Sai Ma (ไทรม้า, /th/) is one of the ten subdistricts (tambon) of Mueang Nonthaburi District, in Nonthaburi Province, Thailand. Neighbouring subdistricts are (from north clockwise) Tha It, Bang Kraso, Suan Yai (across the Chao Phraya River), Bang Si Mueang, Bang Krang and Bang Rak Noi.
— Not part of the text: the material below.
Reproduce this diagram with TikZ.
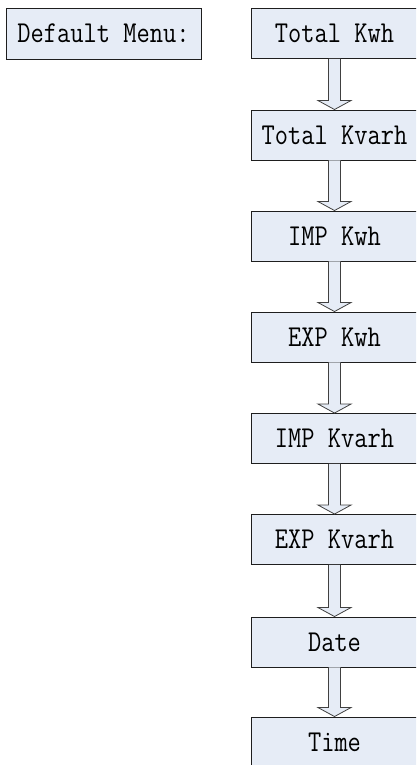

In 2020 it had a total population of 23,742 people.

==Administration==
===Central administration===
The subdistrict is subdivided into 6 administrative villages (muban).

| No. | Name | Thai |
|---|---|---|
| 01. | Ban Wat Daeng | บ้านวัดแดง |
| 02. | Ban Khlong Bang Kamlang | บ้านคลองบางกำลัง |
| 03. | Ban Khlong Lum Madan | บ้านคลองหลุมมะดัน |
| 04. | Ban Sai Ma Nuea | บ้านไทรม้าเหนือ |
| 05. | Ban Sai Ma Tai | บ้านไทรม้าใต้ |
| 06. | Ban Bang Pradu | บ้านบางประดู่ |

===Local administration===
The whole area of the subdistrict is covered by Sai Ma Town Municipality (เทศบาลเมืองไทรม้า).